The tower she says ...

You're going to have an update, news about them, not necessarily from them, it's about them. This could be that you see something about them, hear something about them. It's not good, unfortunately. By not good I don't mean it's awful, just not good. You've got the tower there which is an unexpected twist of fate. Never shows what it is so I read the cards around it. Is this truly devastating? No, I wouldn't consider it that, your blood might run cold for a minute but it's not worst case scenario. I don't think I'm looking at death and destruction which this card can represent. It's a piece of information and I don't even think it's given face to face. Makes your blood run cold. It says this highlights that you need to make a decision yourself.
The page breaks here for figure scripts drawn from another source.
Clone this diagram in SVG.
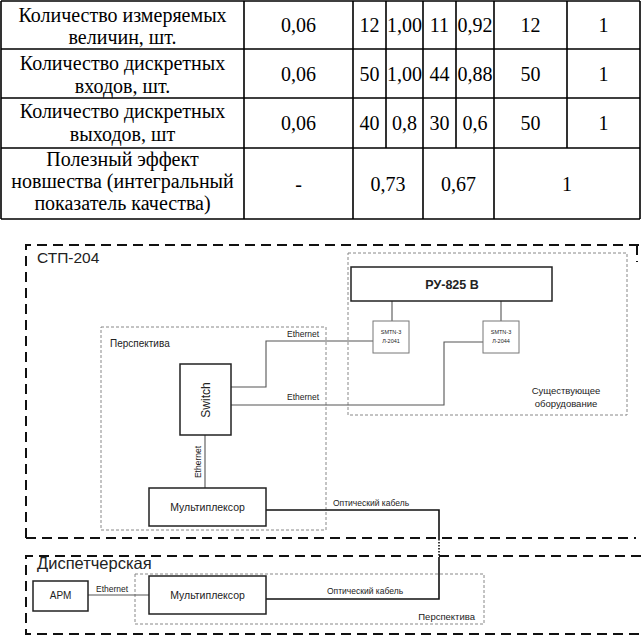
<svg xmlns="http://www.w3.org/2000/svg" width="641" height="635" viewBox="0 0 641 635">
<style>
.tl{stroke:#000;stroke-width:1.6;fill:none}
.tt{font-size:20px;fill:#000;text-anchor:middle}
.big{stroke:#111;stroke-width:2;stroke-dasharray:10 6;fill:none}
.dot{stroke:#888;stroke-width:1;stroke-dasharray:3 2;fill:none}
.box{stroke:#222;stroke-width:1.5;fill:#fff}
.sbox{stroke:#777;stroke-width:1;fill:#fff}
.ln{stroke:#555;stroke-width:1.1;fill:none}
.opt{stroke:#111;stroke-width:1.6;fill:none}
.s{font-family:"Liberation Sans",Arial,sans-serif;fill:#222}
.c{text-anchor:middle}
</style>
<rect width="641" height="635" fill="#fff"/>
<g id="table" font-family="'Liberation Serif', 'Times New Roman', 'DejaVu Serif', serif">
<path class="tl" d="M1 1H640M1 49H640M1 98H640M1 148H640M1 219H640M1 1V219M244 1V219M353 1V219M423 1V219M494 1V219M640 1V219M386 1V148M456 1V148M567 1V148"/>
<text class="tt" x="122.5" y="22">Количество измеряемых</text>
<text class="tt" x="122.5" y="44">величин, шт.</text>
<text class="tt" x="298.5" y="32">0,06</text><text class="tt" x="369.5" y="32">12</text><text class="tt" x="404.5" y="32">1,00</text><text class="tt" x="439.5" y="32">11</text><text class="tt" x="475" y="32">0,92</text><text class="tt" x="530.5" y="32">12</text><text class="tt" x="603.5" y="32">1</text>
<text class="tt" x="122.5" y="70">Количество дискретных</text>
<text class="tt" x="122.5" y="93">входов, шт.</text>
<text class="tt" x="298.5" y="81">0,06</text><text class="tt" x="369.5" y="81">50</text><text class="tt" x="404.5" y="81">1,00</text><text class="tt" x="439.5" y="81">44</text><text class="tt" x="475" y="81">0,88</text><text class="tt" x="530.5" y="81">50</text><text class="tt" x="603.5" y="81">1</text>
<text class="tt" x="122.5" y="118">Количество дискретных</text>
<text class="tt" x="122.5" y="141">выходов, шт</text>
<text class="tt" x="298.5" y="130">0,06</text><text class="tt" x="369.5" y="130">40</text><text class="tt" x="404.5" y="130">0,8</text><text class="tt" x="439.5" y="130">30</text><text class="tt" x="475" y="130">0,6</text><text class="tt" x="530.5" y="130">50</text><text class="tt" x="603.5" y="130">1</text>
<text class="tt" x="122.5" y="166">Полезный эффект</text>
<text class="tt" x="122.5" y="188">новшества (интегральный</text>
<text class="tt" x="122.5" y="210">показатель качества)</text>
<text class="tt" x="298.5" y="191">-</text><text class="tt" x="388" y="191">0,73</text><text class="tt" x="458.5" y="191">0,67</text><text class="tt" x="567" y="191">1</text>
</g>
<g id="zones">
<path class="big" d="M26 538V245H641M637 245V262M26 538H636"/>
<text class="s" x="37" y="263" font-size="15.5">СТП-204</text>
<path class="big" d="M641 556H26V634H641"/>
<text class="s" x="37" y="569" font-size="16.5">Диспетчерская</text>
<rect class="dot" x="101" y="327" width="225" height="203"/>
<text class="s" x="110" y="347" font-size="10">Перспектива</text>
<rect class="dot" x="348" y="253" width="279" height="162"/>
<text class="s c" x="566" y="394" font-size="9.5">Существующее</text>
<text class="s c" x="566" y="407" font-size="9.5">оборудование</text>
<rect class="dot" x="135" y="574" width="349" height="50"/>
<text class="s" x="475" y="620" font-size="9.5" text-anchor="end">Перспектива</text>
</g>
<g id="connectors">
<path class="ln" d="M231 387H266V341H373"/>
<path class="ln" d="M231 405H444V342H483"/>
<path class="ln" d="M392 301V321M501 301V321"/>
<path class="ln" d="M205 435V488"/>
<path class="ln" d="M88 595H149"/>
<path class="opt" d="M266 510H439V539"/>
<path class="opt" d="M439 539V558" stroke-dasharray="1.5 1.5"/>
<path class="opt" d="M439 558V599H266"/>
<text class="s" x="287" y="337" font-size="8.5">Ethernet</text>
<text class="s" x="287" y="400" font-size="8.5">Ethernet</text>
<text class="s c" font-size="8.5" transform="translate(201 462) rotate(-90)">Ethernet</text>
<text class="s" x="96" y="592" font-size="8.5">Ethernet</text>
<text class="s" x="333" y="506" font-size="8.5">Оптический кабель</text>
<text class="s" x="327" y="594" font-size="8.5">Оптический кабель</text>
</g>
<g id="ru825">
<rect class="box" x="351" y="267" width="201" height="34" stroke-width="2"/>
<text class="s c" x="452" y="289" font-size="12.5" font-weight="bold">РУ-825 В</text>
</g>
<g id="smtn1">
<rect class="sbox" x="373" y="321" width="36" height="32"/>
<text class="s c" x="391" y="334" font-size="5.5" fill="#555">SMTN-3</text>
<text class="s c" x="391" y="343" font-size="5.5" fill="#555">Л-2041</text>
</g>
<g id="smtn2">
<rect class="sbox" x="483" y="321" width="36" height="32"/>
<text class="s c" x="501" y="334" font-size="5.5" fill="#555">SMTN-3</text>
<text class="s c" x="501" y="343" font-size="5.5" fill="#555">Л-2044</text>
</g>
<g id="switch">
<rect class="box" x="180" y="364" width="51" height="71"/>
<text class="s c" font-size="12" transform="translate(209.5 400) rotate(-90)">Switch</text>
</g>
<g id="mux1">
<rect class="box" x="149" y="488" width="117" height="38"/>
<text class="s c" x="207.5" y="511" font-size="10.5">Мультиплексор</text>
</g>
<g id="arm">
<rect class="box" x="33" y="581" width="55" height="30"/>
<text class="s c" x="60.5" y="599" font-size="10">АРМ</text>
</g>
<g id="mux2">
<rect class="box" x="149" y="576" width="117" height="38"/>
<text class="s c" x="207.5" y="599" font-size="10.5">Мультиплексор</text>
</g>
</svg>
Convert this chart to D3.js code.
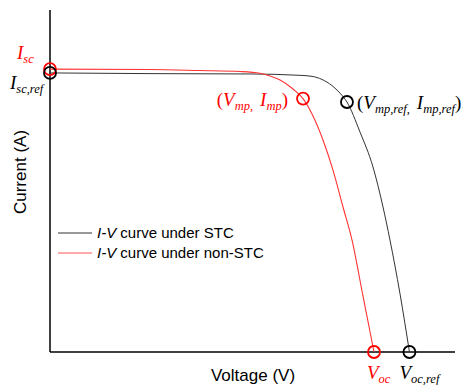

No idea what it could be, but I really don't think it's the past which would've been february when he was leaving. I'm dreading a call from his mother though because "news about them, not necessarily from him"... nobody else would have information on him that I talk to haha! His mom called Friday and I was like omg no! But it wasn't anything dreadful. I guess we will see... I'm so emotionally exhausted and just want the light at the end of the tunnel!

Deedee123:
@tellmewhy... I might as well lmao!! i don't want to make anything MORE complicated... plus I'm 26, he's 27, we're trying to get our shit together for the future but I just want him to be my future... ugh. i just can't see myself having children with anyone else... at this point. I'm still so close to his mom, he told me he still loves me and wants to be with me... etc... so what the f.

Why is this shit so difficult!? But yeah... I do feel guilty for leaving in the first place but I'm more mad that he wanted me to get pregnant and get married and then left the freakin' state. Love and life is confusing.